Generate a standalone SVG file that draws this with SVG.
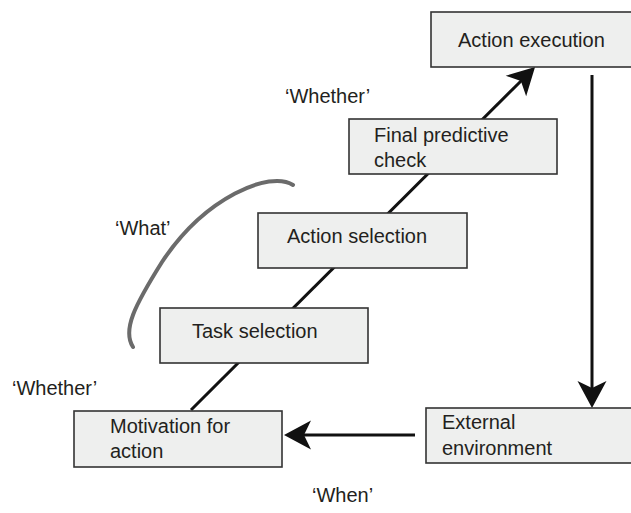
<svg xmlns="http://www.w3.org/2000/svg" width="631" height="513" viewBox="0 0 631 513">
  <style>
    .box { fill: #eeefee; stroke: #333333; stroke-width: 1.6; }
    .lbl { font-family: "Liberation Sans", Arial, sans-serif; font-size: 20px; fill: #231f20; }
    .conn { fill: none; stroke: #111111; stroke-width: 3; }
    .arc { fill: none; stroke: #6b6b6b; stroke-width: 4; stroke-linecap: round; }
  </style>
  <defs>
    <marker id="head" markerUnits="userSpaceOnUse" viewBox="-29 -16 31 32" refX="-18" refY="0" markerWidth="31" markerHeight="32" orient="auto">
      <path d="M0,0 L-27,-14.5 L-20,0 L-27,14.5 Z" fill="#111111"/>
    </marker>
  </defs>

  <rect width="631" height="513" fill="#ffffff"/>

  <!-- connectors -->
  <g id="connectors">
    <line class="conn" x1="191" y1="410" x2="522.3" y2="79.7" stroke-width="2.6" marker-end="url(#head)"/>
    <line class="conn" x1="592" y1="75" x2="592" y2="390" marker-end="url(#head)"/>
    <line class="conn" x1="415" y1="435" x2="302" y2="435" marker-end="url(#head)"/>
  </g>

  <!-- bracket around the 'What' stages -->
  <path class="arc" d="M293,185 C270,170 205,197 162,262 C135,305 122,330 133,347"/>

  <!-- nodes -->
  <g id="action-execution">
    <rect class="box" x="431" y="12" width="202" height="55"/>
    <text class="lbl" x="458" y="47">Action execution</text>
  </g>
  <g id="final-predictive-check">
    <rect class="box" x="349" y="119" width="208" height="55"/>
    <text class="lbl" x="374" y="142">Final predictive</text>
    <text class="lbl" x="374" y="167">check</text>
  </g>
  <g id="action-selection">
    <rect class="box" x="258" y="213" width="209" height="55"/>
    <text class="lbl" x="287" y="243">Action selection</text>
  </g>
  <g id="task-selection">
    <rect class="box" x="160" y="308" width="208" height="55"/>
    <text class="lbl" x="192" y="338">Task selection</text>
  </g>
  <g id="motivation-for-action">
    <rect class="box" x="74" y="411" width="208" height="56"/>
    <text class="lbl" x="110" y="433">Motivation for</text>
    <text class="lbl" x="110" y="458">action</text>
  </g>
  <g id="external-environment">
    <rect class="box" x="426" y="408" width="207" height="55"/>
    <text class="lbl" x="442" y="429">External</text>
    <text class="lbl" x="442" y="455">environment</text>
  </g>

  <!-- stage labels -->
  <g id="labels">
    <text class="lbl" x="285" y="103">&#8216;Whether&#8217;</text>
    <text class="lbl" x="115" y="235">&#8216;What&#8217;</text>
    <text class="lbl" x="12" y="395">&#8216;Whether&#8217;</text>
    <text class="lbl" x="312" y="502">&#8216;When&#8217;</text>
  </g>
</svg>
■ ■ ■ ■ ■ ■ ■
* Set exercise *
Without the pictures, please reproduce each line of the listing above exactly, from the first one through the line bearing "C270,170 205,197 162,262".

* Result below *
Generate a standalone SVG file that draws this with SVG.
<svg xmlns="http://www.w3.org/2000/svg" width="631" height="513" viewBox="0 0 631 513">
  <style>
    .box { fill: #eeefee; stroke: #333333; stroke-width: 1.6; }
    .lbl { font-family: "Liberation Sans", Arial, sans-serif; font-size: 20px; fill: #231f20; }
    .conn { fill: none; stroke: #111111; stroke-width: 3; }
    .arc { fill: none; stroke: #6b6b6b; stroke-width: 4; stroke-linecap: round; }
  </style>
  <defs>
    <marker id="head" markerUnits="userSpaceOnUse" viewBox="-29 -16 31 32" refX="-18" refY="0" markerWidth="31" markerHeight="32" orient="auto">
      <path d="M0,0 L-27,-14.5 L-20,0 L-27,14.5 Z" fill="#111111"/>
    </marker>
  </defs>

  <rect width="631" height="513" fill="#ffffff"/>

  <!-- connectors -->
  <g id="connectors">
    <line class="conn" x1="191" y1="410" x2="522.3" y2="79.7" stroke-width="2.6" marker-end="url(#head)"/>
    <line class="conn" x1="592" y1="75" x2="592" y2="390" marker-end="url(#head)"/>
    <line class="conn" x1="415" y1="435" x2="302" y2="435" marker-end="url(#head)"/>
  </g>

  <!-- bracket around the 'What' stages -->
  <path class="arc" d="M293,185 C270,170 205,197 162,262 C135,305 122,330 133,347"/>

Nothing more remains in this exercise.